What to do =>
Restate the opening lines of the material below word for word, stopping after the line that contains "width=4.825cm, minimum height=1.125cm]".

(Entries with chart source code)
####
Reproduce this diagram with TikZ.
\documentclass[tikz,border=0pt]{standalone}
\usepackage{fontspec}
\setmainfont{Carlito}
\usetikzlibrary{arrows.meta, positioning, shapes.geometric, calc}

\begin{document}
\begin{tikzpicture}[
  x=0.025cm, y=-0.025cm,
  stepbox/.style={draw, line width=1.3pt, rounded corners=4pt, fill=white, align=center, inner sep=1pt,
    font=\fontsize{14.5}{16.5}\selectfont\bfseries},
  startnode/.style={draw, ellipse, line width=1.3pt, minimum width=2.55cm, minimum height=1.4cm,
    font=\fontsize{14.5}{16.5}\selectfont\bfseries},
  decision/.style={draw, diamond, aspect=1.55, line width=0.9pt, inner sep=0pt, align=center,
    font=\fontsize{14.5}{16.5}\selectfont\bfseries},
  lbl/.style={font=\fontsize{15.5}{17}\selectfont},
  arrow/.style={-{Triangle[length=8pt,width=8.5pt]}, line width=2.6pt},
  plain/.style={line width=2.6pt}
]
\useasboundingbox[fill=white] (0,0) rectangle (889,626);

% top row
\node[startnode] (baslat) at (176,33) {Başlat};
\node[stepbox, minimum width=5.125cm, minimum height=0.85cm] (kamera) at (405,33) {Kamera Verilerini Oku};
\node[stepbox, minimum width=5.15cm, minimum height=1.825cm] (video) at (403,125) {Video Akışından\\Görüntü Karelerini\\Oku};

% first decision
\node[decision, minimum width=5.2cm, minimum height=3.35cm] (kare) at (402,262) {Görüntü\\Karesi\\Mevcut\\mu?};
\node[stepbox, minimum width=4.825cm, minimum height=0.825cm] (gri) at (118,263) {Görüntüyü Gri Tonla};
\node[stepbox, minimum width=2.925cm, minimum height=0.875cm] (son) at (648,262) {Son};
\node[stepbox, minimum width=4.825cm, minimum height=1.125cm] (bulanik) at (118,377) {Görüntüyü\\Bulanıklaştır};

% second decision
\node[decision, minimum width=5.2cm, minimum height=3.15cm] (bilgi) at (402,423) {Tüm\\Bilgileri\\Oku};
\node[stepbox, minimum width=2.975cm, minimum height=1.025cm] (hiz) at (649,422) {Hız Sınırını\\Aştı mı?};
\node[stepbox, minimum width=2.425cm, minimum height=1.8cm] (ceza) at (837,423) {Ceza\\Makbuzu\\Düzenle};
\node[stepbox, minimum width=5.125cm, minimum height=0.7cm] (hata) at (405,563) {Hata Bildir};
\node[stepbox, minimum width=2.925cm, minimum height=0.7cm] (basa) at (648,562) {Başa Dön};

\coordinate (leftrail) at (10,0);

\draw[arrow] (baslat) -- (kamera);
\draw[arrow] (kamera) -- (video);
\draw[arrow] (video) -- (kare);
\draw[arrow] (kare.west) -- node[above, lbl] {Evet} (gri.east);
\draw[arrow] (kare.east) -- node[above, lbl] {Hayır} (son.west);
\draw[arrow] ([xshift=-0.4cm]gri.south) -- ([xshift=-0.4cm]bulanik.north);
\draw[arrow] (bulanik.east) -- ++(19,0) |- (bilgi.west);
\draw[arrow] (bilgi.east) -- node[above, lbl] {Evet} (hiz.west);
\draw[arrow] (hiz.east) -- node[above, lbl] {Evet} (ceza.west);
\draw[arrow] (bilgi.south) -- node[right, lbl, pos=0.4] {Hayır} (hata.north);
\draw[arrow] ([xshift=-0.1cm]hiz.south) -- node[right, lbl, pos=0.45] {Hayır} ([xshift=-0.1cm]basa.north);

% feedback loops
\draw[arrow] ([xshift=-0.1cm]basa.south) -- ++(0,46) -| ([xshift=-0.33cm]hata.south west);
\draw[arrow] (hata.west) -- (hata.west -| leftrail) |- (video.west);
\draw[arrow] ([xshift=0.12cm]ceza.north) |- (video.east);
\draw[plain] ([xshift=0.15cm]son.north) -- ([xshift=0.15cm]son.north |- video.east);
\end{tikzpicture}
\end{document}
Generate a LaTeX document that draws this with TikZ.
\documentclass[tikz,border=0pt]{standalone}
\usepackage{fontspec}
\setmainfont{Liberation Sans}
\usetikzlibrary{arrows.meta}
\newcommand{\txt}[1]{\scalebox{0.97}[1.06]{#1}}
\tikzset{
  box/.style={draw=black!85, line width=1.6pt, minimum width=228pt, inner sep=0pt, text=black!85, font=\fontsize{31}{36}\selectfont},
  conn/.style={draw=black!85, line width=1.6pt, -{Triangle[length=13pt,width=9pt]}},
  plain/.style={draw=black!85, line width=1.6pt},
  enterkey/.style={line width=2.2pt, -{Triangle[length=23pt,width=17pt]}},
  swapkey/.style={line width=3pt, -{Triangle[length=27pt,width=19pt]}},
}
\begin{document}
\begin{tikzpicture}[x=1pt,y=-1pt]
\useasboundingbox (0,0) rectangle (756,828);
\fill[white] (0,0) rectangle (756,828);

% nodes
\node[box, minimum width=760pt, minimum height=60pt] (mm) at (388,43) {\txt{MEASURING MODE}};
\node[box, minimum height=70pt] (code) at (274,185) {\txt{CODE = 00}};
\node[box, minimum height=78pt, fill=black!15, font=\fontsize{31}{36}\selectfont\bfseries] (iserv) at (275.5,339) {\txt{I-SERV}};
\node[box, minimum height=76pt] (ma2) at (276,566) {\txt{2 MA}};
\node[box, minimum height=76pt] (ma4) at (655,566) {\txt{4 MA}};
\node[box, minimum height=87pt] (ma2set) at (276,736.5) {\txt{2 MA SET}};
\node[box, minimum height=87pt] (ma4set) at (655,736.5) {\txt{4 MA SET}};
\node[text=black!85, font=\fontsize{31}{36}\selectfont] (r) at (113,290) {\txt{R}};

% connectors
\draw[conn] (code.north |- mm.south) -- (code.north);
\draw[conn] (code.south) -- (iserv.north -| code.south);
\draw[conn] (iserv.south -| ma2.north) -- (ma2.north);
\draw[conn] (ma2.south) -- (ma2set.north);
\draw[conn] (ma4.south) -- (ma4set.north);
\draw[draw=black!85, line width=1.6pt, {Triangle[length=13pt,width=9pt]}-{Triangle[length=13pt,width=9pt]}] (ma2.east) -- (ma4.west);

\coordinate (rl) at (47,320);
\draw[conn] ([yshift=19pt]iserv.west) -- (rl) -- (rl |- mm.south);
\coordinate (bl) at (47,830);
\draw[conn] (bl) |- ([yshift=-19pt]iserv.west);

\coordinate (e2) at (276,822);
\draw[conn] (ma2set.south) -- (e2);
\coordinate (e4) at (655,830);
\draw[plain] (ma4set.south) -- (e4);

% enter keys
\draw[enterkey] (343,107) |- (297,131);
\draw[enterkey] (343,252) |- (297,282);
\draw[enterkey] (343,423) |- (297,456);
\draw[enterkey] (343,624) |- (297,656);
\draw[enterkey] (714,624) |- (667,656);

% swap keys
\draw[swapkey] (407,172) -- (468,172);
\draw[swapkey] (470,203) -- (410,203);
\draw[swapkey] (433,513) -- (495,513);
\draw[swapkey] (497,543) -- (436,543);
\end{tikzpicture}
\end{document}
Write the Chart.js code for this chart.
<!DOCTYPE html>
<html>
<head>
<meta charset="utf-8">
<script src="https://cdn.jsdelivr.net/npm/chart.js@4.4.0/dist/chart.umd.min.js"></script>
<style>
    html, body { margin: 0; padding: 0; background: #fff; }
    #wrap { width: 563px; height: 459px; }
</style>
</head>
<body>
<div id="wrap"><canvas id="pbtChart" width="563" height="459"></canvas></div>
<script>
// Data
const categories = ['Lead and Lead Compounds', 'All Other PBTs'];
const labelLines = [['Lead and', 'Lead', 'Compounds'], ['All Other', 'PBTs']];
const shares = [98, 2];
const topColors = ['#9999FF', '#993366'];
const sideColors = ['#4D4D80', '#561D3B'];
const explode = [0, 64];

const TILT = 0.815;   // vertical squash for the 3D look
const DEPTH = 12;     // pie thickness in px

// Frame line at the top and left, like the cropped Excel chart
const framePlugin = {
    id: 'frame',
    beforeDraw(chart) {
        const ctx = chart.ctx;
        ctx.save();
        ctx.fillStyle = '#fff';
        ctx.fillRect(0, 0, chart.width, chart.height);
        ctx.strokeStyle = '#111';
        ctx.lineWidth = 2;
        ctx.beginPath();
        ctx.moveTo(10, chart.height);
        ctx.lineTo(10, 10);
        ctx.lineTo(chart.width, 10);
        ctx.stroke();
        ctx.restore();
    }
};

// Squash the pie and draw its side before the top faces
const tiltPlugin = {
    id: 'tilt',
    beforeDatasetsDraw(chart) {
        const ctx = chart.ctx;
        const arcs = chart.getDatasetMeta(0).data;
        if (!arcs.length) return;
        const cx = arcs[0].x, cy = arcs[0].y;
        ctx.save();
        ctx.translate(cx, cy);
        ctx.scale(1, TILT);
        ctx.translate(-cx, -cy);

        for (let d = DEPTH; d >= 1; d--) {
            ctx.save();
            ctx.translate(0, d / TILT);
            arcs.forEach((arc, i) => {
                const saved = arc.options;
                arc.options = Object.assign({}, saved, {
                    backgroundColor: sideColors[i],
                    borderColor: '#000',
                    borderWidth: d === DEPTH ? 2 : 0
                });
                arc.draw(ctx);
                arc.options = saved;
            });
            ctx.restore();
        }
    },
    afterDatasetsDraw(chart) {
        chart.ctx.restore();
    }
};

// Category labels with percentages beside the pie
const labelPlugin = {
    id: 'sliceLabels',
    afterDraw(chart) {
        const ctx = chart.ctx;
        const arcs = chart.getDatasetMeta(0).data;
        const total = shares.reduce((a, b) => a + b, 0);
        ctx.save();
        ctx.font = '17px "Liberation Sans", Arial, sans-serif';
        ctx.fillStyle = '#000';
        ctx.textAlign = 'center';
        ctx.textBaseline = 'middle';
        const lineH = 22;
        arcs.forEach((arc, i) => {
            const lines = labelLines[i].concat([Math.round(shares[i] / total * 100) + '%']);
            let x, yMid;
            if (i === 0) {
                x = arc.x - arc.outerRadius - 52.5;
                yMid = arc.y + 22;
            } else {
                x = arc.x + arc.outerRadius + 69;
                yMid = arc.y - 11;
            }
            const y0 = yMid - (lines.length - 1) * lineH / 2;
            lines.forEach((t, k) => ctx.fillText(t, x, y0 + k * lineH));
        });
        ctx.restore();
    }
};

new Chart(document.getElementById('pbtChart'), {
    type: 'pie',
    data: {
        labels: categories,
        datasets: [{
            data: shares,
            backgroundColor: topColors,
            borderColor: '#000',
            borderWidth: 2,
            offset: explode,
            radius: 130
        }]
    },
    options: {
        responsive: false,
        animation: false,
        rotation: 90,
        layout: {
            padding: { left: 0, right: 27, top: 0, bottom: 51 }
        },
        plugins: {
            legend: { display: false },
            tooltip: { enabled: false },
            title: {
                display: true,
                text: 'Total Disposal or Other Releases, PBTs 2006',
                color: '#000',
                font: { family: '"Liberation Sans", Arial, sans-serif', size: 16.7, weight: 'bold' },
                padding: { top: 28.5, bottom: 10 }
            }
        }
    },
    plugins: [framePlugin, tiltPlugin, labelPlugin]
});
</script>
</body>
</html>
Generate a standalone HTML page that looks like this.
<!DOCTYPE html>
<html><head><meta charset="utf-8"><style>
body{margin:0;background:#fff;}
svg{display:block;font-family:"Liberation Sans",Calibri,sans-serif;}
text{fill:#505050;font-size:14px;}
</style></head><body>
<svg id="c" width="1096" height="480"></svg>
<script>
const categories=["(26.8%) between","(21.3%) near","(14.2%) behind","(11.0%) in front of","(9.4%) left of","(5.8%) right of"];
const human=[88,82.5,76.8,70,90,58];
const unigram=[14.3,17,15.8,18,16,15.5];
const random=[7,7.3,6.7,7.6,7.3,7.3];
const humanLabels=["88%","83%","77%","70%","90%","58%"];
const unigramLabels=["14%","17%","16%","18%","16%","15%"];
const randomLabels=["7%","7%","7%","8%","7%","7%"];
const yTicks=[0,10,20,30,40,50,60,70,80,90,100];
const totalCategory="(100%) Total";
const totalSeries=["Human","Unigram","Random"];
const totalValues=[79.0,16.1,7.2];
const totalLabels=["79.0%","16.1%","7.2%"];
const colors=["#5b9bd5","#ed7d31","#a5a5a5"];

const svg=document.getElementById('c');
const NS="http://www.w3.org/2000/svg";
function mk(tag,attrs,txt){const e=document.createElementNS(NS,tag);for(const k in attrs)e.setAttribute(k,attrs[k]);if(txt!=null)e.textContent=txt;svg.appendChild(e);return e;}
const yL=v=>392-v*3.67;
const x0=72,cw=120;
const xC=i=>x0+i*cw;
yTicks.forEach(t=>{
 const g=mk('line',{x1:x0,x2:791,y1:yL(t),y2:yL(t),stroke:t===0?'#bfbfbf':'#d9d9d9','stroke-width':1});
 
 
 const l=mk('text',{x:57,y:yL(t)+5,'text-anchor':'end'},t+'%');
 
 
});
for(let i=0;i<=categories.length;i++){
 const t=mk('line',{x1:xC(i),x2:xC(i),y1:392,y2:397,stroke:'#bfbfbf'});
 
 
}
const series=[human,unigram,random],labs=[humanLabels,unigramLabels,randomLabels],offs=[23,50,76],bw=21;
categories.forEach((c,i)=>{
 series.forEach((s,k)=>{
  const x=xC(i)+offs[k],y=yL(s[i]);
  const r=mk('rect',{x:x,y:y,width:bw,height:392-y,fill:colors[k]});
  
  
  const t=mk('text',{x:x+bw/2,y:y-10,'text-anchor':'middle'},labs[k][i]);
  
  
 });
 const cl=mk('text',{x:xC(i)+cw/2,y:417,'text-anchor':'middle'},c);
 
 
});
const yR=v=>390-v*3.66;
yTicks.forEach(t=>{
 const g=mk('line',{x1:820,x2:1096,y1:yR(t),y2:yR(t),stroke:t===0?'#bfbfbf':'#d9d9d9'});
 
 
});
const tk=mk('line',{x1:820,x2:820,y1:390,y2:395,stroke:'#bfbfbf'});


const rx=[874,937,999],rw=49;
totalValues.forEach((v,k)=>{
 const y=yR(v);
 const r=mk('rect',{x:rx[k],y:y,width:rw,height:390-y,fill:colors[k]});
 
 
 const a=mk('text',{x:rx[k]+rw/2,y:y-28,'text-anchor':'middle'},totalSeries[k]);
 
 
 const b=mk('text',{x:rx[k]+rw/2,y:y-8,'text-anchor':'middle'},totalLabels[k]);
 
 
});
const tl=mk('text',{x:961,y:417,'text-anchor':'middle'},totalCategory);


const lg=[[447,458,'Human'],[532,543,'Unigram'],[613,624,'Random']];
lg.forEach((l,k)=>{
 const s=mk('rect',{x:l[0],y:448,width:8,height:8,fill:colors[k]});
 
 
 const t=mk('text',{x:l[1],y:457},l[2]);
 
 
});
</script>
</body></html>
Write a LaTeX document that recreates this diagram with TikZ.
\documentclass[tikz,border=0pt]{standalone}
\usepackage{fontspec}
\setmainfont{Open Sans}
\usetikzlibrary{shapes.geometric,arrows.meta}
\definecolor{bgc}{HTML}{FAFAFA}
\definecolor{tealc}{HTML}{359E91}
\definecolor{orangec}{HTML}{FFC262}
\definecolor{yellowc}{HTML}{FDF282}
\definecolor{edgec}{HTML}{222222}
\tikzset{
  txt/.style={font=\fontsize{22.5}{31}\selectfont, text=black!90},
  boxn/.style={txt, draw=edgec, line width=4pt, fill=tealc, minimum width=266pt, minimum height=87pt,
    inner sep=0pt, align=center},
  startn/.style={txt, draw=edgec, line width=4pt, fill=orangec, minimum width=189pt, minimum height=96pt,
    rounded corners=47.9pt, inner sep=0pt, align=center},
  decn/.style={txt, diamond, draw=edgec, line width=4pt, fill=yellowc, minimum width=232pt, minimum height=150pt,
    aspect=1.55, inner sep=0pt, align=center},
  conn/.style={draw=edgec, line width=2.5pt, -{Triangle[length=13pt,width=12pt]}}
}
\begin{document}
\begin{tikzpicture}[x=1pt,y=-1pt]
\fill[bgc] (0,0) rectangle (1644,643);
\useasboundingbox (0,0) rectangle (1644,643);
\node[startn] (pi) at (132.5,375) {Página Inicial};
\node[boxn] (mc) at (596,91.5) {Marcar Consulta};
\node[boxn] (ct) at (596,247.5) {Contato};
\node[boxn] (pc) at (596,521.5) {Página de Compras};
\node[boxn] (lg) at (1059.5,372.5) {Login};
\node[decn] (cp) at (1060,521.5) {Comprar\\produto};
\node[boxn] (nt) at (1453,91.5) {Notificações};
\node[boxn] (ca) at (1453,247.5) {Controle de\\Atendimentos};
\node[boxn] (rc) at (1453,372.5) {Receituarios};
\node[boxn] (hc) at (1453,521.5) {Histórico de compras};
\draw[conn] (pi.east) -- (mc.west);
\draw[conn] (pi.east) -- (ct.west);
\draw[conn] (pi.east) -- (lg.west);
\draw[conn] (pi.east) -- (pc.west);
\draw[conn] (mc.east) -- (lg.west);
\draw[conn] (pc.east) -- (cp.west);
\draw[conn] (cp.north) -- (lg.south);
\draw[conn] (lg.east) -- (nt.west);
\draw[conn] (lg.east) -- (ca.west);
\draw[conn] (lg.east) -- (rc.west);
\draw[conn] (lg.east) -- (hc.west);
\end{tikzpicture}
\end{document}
####
Solution below =>
Reproduce this diagram with TikZ.
\documentclass[tikz,border=0pt]{standalone}
\usepackage{fontspec}
\setmainfont{Carlito}
\usetikzlibrary{arrows.meta, positioning, shapes.geometric, calc}

\begin{document}
\begin{tikzpicture}[
  x=0.025cm, y=-0.025cm,
  stepbox/.style={draw, line width=1.3pt, rounded corners=4pt, fill=white, align=center, inner sep=1pt,
    font=\fontsize{14.5}{16.5}\selectfont\bfseries},
  startnode/.style={draw, ellipse, line width=1.3pt, minimum width=2.55cm, minimum height=1.4cm,
    font=\fontsize{14.5}{16.5}\selectfont\bfseries},
  decision/.style={draw, diamond, aspect=1.55, line width=0.9pt, inner sep=0pt, align=center,
    font=\fontsize{14.5}{16.5}\selectfont\bfseries},
  lbl/.style={font=\fontsize{15.5}{17}\selectfont},
  arrow/.style={-{Triangle[length=8pt,width=8.5pt]}, line width=2.6pt},
  plain/.style={line width=2.6pt}
]
\useasboundingbox[fill=white] (0,0) rectangle (889,626);

% top row
\node[startnode] (baslat) at (176,33) {Başlat};
\node[stepbox, minimum width=5.125cm, minimum height=0.85cm] (kamera) at (405,33) {Kamera Verilerini Oku};
\node[stepbox, minimum width=5.15cm, minimum height=1.825cm] (video) at (403,125) {Video Akışından\\Görüntü Karelerini\\Oku};

% first decision
\node[decision, minimum width=5.2cm, minimum height=3.35cm] (kare) at (402,262) {Görüntü\\Karesi\\Mevcut\\mu?};
\node[stepbox, minimum width=4.825cm, minimum height=0.825cm] (gri) at (118,263) {Görüntüyü Gri Tonla};
\node[stepbox, minimum width=2.925cm, minimum height=0.875cm] (son) at (648,262) {Son};
\node[stepbox, minimum width=4.825cm, minimum height=1.125cm] (bulanik) at (118,377) {Görüntüyü\\Bulanıklaştır};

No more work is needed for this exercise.